■ LISTED ENTRIES
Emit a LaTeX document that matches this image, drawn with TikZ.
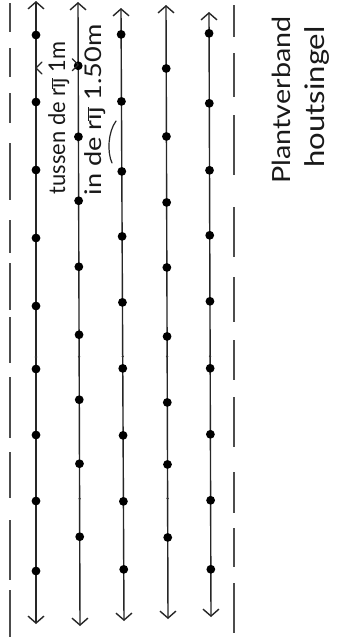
\documentclass[tikz,border=0pt]{standalone}
\usepackage{fontspec}
\newfontfamily\handA[FakeStretch=0.95]{Lato}
\newfontfamily\handB[FakeStretch=1.18]{Lato}
\newfontfamily\handC[FakeStretch=1.15]{Lato}
\usetikzlibrary{arrows.meta,calc}
\newcommand\rijbar{r$\overline{\mbox{ıȷ}}$}
\begin{document}
\begin{tikzpicture}[x=1pt,y=-1pt,
  >={Straight Barb[length=7pt,width=16pt,line width=1.4pt]},
  row/.style={line width=1.4pt, draw=black!85, <->},
  hedge/.style={line width=1.5pt, draw=black!70},
  plant/.style={fill=black},
  speck/.style={fill=black!80},
  hand/.style={inner sep=0pt, anchor=base, text=black!90, rotate=90},
  penline/.style={line width=1.2pt, draw=black!85, line cap=round, line join=round},
]
\useasboundingbox[fill=white] (0,0) rectangle (342,641);

% hedge borders (dashed, hand drawn segments)
\foreach \a/\b in {3/32,48/77,93/123,143/200,220/253,263/310,317/363,377/438,452/498,520/580,590/637}
  \draw[hedge] (10,\a) -- (10,\b);
\foreach \a/\b in {5/37,53/97,115/175,207/257,277/322,340/380,397/447,472/513,528/567,583/633}
  \draw[hedge] (234,\a) -- (234,\b);

% planting rows
\foreach \l/\xt/\yt/\xb/\yb in {1/36/1/36/624, 2/78/2/80/626, 3/121/8/124/621, 4/166/5/168/619, 5/209/12/211/617} {
  \coordinate (t\l) at (\xt,\yt);
  \coordinate (b\l) at (\xb,\yb);
  \draw[row] (t\l) -- (b\l);
}

% plants
\foreach \l/\ys in {1/{35,102,170,238,306,369,435,501,571},
                    2/{66,137,201,267,335,400,464,537},
                    3/{35,102,172,237,303,369,436,502,570},
                    4/{69,137,203,268,337,403,465,538},
                    5/{34,104,171,236,302,369,435,501,570}}
  \foreach \y in \ys
    \fill[plant] ($(t\l)!(0,\y)!(b\l)$) circle (4.4);

% small pencil specks
\foreach \l/\ys in {1/{357},2/{357,499},3/{357},4/{357,499},5/{357}}
  \foreach \y in \ys
    \fill[speck] ($(t\l)!(0,\y)!(b\l)$) circle (1.3);

% spacing between rows
\coordinate (mL) at ($(t1)!(0,68)!(b1)$);
\coordinate (mR) at ($(t2)!(0,65)!(b2)$);
\draw[penline] ($(mL)+(6,-6)$) -- (mL) -- ($(mL)+(6,6)$);
\draw[penline] ($(mR)+(-6,-6)$) -- (mR) -- ($(mR)+(-6,6)$);
\node[hand, font=\handA\fontsize{23}{23}\selectfont] (tussen) at (65,118) {tussen de \rijbar{} 1m};

% spacing within a row
\node[hand, font=\handB\fontsize{23}{23}\selectfont] (inde) at (101,110) {in de \rijbar{} 1.50m};
\draw[penline] (116,121) .. controls (108,132) and (107,152) .. (112,163);

% title
\node[hand, font=\handC\fontsize{25}{25}\selectfont] (plant) at (290,100) {Plantverband};
\node[hand, font=\handC\fontsize{27}{27}\selectfont] (hout) at (324,97) {houtsingel};
\end{tikzpicture}
\end{document}
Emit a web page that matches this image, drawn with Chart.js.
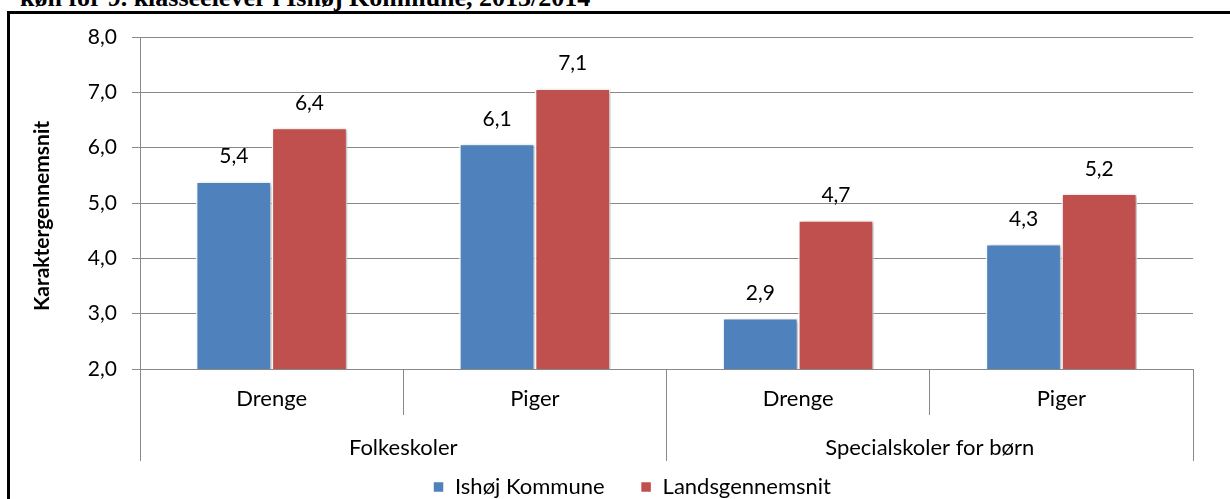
<!DOCTYPE html>
<html>
<head>
<meta charset="utf-8">
<script src="https://cdn.jsdelivr.net/npm/chart.js@4"></script>
<style>
    html, body { margin: 0; padding: 0; width: 1230px; height: 499px; overflow: hidden; background: #fff; }
    #titel {
        position: absolute; left: 20px; top: -15px;
        font: bold 26px "Liberation Serif", serif; line-height: 26px;
        white-space: nowrap; color: #000;
    }
    #ramme {
        position: absolute; left: 7px; top: 11px; width: 1300px; height: 600px;
        border-top: 3px solid #000; border-left: 3px solid #000;
    }
    #boks { position: absolute; left: 0; top: 0; width: 1230px; height: 508px; }
</style>
</head>
<body>
<div id="titel">køn for 9. klasseelever i Ishøj Kommune, 2013/2014</div>
<div id="ramme"></div>
<div id="boks"><canvas id="grafik"></canvas></div>
<script>
const kategorier = ['Drenge', 'Piger', 'Drenge', 'Piger'];
const skoletyper = ['Folkeskoler', 'Specialskoler for børn'];
const ishoj = [5.39, 6.07, 2.92, 4.26];
const landsgennemsnit = [6.36, 7.07, 4.69, 5.17];
const yMin = 2;
const yMax = 8;
const yTitel = 'Karaktergennemsnit';

const graa = '#898989';
const skrift = 'Lato, "Open Sans", sans-serif';

function komma(v) {
    return Number(v).toFixed(1).replace('.', ',');
}

// skygge bag søjlerne, værdier over søjlerne, skoletyper og y-titel
const ekstraTekst = {
    id: 'ekstraTekst',
    beforeDatasetsDraw(chart) {
        const ctx = chart.ctx;
        ctx.save();
        ctx.shadowColor = 'rgba(0,0,0,0.28)';
        ctx.shadowBlur = 4;
        ctx.shadowOffsetX = 2;
        ctx.shadowOffsetY = 1;
    },
    afterDatasetsDraw(chart) {
        const ctx = chart.ctx;
        ctx.restore();
        ctx.save();
        ctx.font = '21px ' + skrift;
        ctx.fillStyle = '#000';
        ctx.textAlign = 'center';
        ctx.textBaseline = 'alphabetic';
        chart.data.datasets.forEach((ds, i) => {
            chart.getDatasetMeta(i).data.forEach((bar, j) => {
                ctx.fillText(komma(ds.data[j]), bar.x, bar.y - 18);
            });
        });
        ctx.restore();
    },
    afterDraw(chart) {
        const ctx = chart.ctx;
        const x2 = chart.scales.x2;
        const y = chart.scales.y;
        ctx.save();
        ctx.fillStyle = '#000';
        ctx.textAlign = 'center';
        ctx.textBaseline = 'alphabetic';
        ctx.font = '22px ' + skrift;
        skoletyper.forEach((t, i) => {
            ctx.fillText(t, x2.getPixelForTick(i), x2.top + 40);
        });
        ctx.translate(y.right - 98, (y.top + y.bottom) / 2 + 13);
        ctx.rotate(-Math.PI / 2);
        ctx.textBaseline = 'middle';
        ctx.font = 'bold 21px ' + skrift;
        ctx.fillText(yTitel, 0, 0);
        ctx.restore();
    }
};

new Chart(document.getElementById('grafik'), {
    type: 'bar',
    data: {
        labels: kategorier,
        datasets: [
            {
                label: 'Ishøj Kommune',
                data: ishoj,
                backgroundColor: '#4f81bd',
                borderColor: '#ffffff',
                borderWidth: 1.5,
                xAxisID: 'x'
            },
            {
                label: 'Landsgennemsnit',
                data: landsgennemsnit,
                backgroundColor: '#c0504d',
                borderColor: '#ffffff',
                borderWidth: 1.5,
                xAxisID: 'x'
            }
        ]
    },
    options: {
        responsive: true,
        maintainAspectRatio: false,
        animation: false,
        layout: { padding: { top: 37, right: 37, left: 71, bottom: 0 } },
        datasets: { bar: { categoryPercentage: 0.575, barPercentage: 1 } },
        plugins: {
            tooltip: { enabled: false },
            legend: {
                position: 'bottom',
                labels: {
                    boxWidth: 11,
                    boxHeight: 11,
                    padding: 36,
                    color: '#000',
                    font: { family: skrift, size: 22 }
                }
            }
        },
        scales: {
            x: {
                type: 'category',
                position: 'bottom',
                offset: true,
                grid: { offset: true, drawOnChartArea: false, tickLength: 46, color: graa },
                border: { display: true, color: graa },
                ticks: {
                    color: '#000',
                    font: { family: skrift, size: 22 },
                    padding: -29,
                    maxRotation: 0,
                    autoSkip: false
                },
                afterFit(scale) { scale.height = 46; }
            },
            x2: {
                type: 'category',
                position: 'bottom',
                labels: skoletyper,
                offset: true,
                grid: { offset: true, drawOnChartArea: false, tickLength: 46, color: graa },
                border: { display: false },
                ticks: { display: false },
                afterFit(scale) { scale.height = 25; }
            },
            y: {
                min: yMin,
                max: yMax,
                ticks: {
                    stepSize: 1,
                    color: '#000',
                    font: { family: skrift, size: 21 },
                    padding: 15,
                    callback: v => komma(v)
                },
                grid: { color: graa, tickLength: 8 },
                border: { display: true, color: graa },
                title: { display: false },
                afterFit(scale) { scale.width = 69; }
            }
        }
    },
    plugins: [ekstraTekst]
});
</script>
</body>
</html>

■ PROBLEM TO WORK ON
Tell how many lines of the material above hold "that", answering with a bare number.

■ THE REPLY
2